The world of work has changed in the last five years. Gone is any hope of job security. Gone are the incomes fueled by bubbles in the economy (unless you are a Wall Street banker…). Instead, we work harder, make less and do so with fewer benefits.
Out of that destruction comes a rebirth in the workplace, both for management and for employees. One that requires a new way of thinking about your work, how the work fits into your life, and what values you will carry to guide your work. To that end, Cube Rules offers advice on how to land a job, how to succeed in your job and how to have a successful career. In my view, you need to change your perspective about your work and take different responsibilities for your career. You need to be a Cubicle Warrior, one that not only survives working in that corporate cubicle, but thrives while doing so.
This site has been called the “nuts and bolts” career site. That would be accurate: I want to give you actionable tasks to improve your corporate experience through the blog and my products that I offer for sale. This site also hits on the necessary strategies that will help guide you in the day to day work.
But while I write about what attitudes you need to have, the approaches to your work, I don’t write much about the emotional side of work. Not much about the joy necessary to successfully work or the self-determination or the creative freedom that a great job, a dream job, can give you.
The good news is that I don’t have to. Christine Livingston over at A Different Kind of Work does. She is focused on the New Work Pioneer, a person who emotionally approaches work in a completely different way than what we have seen through this “creative destruction” of the workplace we’ve seen over the past few years.
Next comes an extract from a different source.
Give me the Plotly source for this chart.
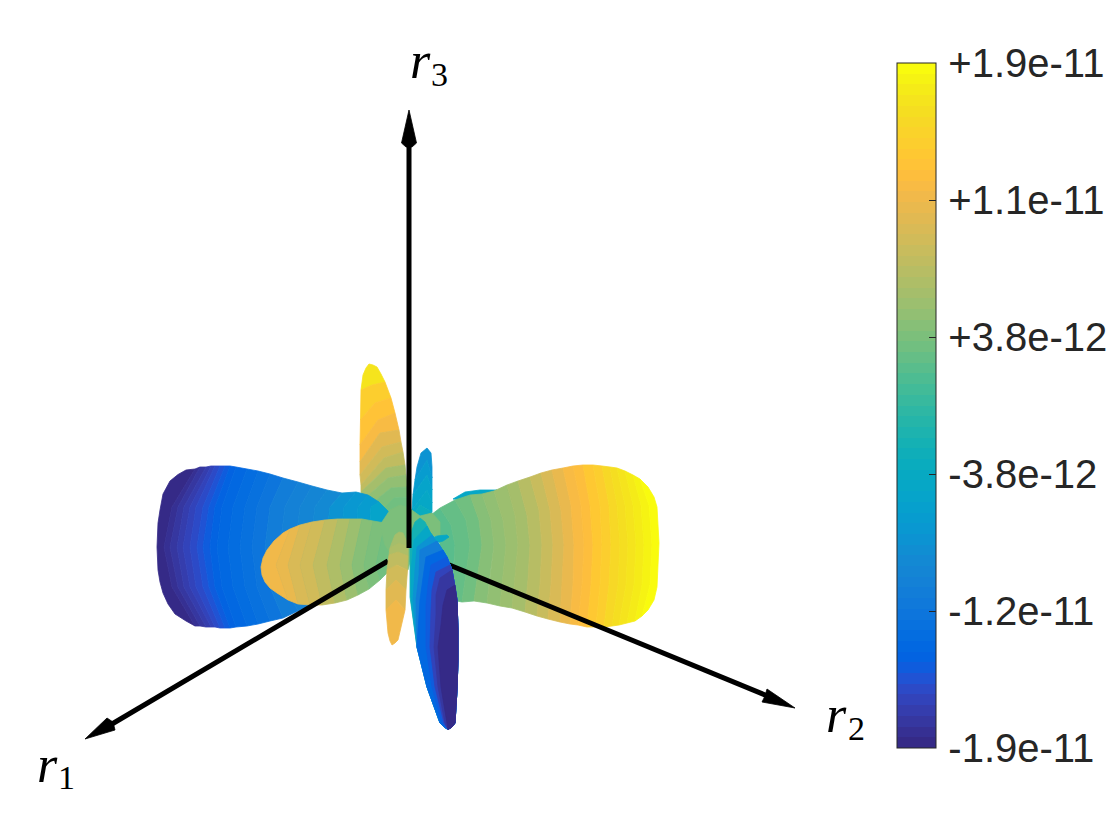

While my role here is to give you the tactics and the strategies on the job, hers addresses the types of emotions you need to have to get the right kind of corporate experience that fits your life.
Both the emotional mindset and the tactics you need on the job need to change to succeed in the new workplace after all of the economic destruction of the past five years. All indications are that jobs won’t improve much over the next several years; too much has changed. The problem is, we haven’t changed.
But, we can. And we need to. Let’s get started.